* [Written exercise] In the listing below, locate the lines that hold the string "chart". Copy those lines.

* [Dataset extract]
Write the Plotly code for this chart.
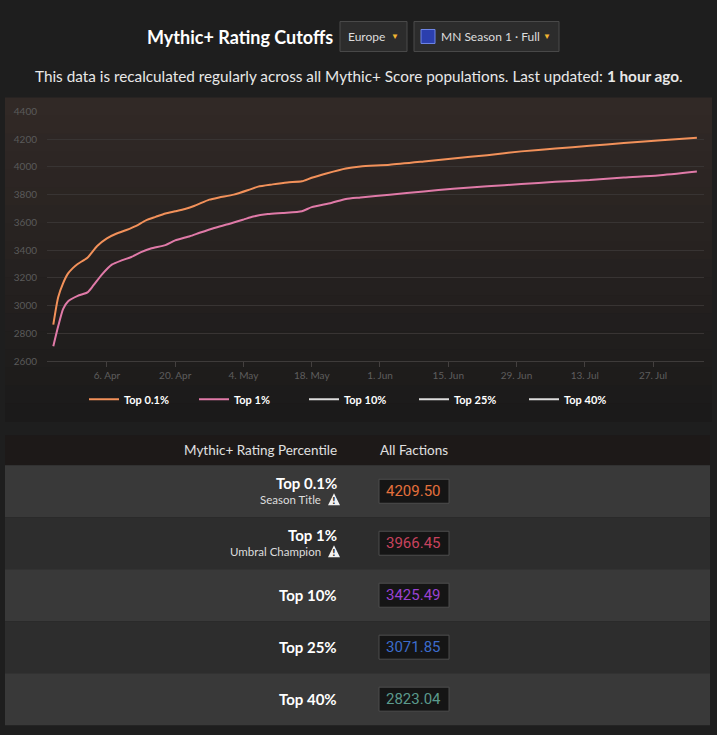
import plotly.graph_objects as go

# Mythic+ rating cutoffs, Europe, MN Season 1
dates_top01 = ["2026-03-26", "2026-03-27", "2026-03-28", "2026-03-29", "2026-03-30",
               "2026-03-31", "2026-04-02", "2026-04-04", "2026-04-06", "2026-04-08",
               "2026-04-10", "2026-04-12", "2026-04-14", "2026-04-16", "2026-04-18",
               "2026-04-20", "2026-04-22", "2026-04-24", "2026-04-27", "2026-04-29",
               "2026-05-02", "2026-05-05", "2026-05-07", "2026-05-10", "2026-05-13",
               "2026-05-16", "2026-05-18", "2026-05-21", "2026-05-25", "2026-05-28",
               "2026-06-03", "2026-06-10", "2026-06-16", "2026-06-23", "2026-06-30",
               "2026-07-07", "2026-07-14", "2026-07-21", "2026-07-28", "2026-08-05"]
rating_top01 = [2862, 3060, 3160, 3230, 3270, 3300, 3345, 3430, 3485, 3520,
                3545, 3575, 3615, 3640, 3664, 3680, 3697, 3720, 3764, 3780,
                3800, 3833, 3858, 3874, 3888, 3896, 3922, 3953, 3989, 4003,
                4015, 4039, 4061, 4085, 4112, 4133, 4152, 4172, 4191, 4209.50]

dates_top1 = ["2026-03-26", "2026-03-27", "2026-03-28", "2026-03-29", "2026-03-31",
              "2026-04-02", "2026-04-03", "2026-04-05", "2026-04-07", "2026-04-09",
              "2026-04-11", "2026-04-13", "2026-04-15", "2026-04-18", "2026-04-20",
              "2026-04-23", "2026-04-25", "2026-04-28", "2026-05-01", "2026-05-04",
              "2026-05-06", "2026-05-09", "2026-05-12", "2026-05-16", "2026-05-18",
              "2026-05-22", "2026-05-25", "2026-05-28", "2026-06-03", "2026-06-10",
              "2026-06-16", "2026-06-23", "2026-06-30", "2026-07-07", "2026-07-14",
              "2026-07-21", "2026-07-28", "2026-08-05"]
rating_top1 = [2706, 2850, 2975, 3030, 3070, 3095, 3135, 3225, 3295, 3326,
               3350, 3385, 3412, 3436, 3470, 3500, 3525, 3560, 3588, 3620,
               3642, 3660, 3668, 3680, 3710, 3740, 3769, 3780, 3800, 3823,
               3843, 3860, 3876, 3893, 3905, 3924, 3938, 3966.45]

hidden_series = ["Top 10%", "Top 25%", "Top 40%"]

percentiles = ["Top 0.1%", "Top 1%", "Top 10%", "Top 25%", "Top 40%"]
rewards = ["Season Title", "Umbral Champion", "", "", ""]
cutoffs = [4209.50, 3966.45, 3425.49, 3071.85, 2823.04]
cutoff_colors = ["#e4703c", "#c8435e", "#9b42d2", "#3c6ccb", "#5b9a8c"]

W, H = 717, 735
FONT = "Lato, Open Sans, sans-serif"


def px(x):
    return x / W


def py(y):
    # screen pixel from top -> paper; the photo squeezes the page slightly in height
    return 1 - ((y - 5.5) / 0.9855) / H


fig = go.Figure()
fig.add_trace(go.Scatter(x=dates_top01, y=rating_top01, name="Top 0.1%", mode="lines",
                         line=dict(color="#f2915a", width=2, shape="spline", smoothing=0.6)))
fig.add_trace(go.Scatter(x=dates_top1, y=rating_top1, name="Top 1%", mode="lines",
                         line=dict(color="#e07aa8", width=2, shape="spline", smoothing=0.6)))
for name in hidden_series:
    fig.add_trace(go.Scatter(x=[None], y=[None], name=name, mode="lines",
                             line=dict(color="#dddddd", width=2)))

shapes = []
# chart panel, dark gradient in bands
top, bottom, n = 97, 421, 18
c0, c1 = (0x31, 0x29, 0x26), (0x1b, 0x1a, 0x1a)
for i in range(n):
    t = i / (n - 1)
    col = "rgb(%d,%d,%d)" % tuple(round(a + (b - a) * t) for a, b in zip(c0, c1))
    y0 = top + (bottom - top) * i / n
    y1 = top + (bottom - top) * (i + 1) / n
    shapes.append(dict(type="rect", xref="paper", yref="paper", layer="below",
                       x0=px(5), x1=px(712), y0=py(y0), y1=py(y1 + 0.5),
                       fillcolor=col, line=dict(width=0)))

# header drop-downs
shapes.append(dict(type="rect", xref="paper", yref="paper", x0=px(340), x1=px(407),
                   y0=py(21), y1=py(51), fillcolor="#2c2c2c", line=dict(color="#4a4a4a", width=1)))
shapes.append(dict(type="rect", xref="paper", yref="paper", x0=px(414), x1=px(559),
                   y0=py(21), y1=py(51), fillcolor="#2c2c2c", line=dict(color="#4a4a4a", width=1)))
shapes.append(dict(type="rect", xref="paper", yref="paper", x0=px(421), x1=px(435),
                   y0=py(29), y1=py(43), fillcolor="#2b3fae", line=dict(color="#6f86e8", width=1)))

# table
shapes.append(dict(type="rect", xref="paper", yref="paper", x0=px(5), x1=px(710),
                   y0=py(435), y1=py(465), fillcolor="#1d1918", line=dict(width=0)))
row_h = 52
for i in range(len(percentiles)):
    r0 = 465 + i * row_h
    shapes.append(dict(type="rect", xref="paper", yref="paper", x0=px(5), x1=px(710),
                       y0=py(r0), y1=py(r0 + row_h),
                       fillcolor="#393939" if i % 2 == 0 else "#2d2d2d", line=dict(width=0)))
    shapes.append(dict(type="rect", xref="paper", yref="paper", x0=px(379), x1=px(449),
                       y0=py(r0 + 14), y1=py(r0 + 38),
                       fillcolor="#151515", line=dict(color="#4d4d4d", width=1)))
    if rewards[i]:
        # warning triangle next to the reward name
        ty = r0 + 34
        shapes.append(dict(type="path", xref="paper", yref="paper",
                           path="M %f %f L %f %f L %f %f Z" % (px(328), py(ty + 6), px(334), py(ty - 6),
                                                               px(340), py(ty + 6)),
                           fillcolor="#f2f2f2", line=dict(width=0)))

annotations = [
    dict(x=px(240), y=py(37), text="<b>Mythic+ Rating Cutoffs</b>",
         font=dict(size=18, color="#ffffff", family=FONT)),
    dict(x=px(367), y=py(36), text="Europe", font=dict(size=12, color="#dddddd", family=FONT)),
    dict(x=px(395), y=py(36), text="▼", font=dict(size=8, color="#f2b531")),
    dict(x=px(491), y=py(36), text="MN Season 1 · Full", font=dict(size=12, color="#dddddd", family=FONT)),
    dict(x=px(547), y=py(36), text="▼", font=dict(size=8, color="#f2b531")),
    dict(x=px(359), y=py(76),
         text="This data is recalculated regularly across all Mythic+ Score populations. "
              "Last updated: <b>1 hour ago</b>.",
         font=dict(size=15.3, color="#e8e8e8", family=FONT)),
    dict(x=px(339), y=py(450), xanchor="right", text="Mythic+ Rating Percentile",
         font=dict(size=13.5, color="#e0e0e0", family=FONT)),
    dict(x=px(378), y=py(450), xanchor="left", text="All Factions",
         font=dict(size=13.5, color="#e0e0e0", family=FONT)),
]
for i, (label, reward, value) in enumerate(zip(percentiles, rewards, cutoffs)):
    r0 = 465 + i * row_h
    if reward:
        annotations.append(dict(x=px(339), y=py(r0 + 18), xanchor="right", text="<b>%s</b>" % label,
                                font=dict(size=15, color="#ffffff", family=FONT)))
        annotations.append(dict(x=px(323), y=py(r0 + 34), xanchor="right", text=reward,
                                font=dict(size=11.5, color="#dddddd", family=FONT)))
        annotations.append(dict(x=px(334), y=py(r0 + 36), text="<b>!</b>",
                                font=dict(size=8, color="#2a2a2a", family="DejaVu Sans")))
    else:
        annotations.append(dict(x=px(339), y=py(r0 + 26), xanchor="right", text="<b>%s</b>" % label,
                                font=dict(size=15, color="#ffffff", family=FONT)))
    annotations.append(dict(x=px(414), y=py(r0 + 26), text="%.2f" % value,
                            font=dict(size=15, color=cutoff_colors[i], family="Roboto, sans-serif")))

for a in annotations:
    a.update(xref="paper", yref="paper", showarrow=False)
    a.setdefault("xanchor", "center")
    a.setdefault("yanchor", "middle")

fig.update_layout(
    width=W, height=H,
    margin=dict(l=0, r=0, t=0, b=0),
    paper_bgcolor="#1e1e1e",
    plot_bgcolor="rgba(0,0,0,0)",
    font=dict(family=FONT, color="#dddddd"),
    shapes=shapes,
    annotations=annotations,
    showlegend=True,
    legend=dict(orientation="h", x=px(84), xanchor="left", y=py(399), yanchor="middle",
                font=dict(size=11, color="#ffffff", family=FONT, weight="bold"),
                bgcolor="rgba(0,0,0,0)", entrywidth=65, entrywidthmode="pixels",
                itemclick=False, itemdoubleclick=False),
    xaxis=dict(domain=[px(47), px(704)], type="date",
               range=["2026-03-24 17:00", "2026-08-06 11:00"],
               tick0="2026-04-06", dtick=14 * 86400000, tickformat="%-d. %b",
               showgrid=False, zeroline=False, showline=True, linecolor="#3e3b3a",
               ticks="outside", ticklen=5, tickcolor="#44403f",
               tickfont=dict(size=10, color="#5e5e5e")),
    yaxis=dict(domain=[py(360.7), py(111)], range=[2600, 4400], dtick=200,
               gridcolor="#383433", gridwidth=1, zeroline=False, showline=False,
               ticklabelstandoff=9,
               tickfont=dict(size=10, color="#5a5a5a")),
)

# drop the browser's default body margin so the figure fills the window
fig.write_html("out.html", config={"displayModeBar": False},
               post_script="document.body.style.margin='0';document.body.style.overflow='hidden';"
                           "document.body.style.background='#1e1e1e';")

* [Written response]
Write the Plotly code for this chart.
# chart panel, dark gradient in bands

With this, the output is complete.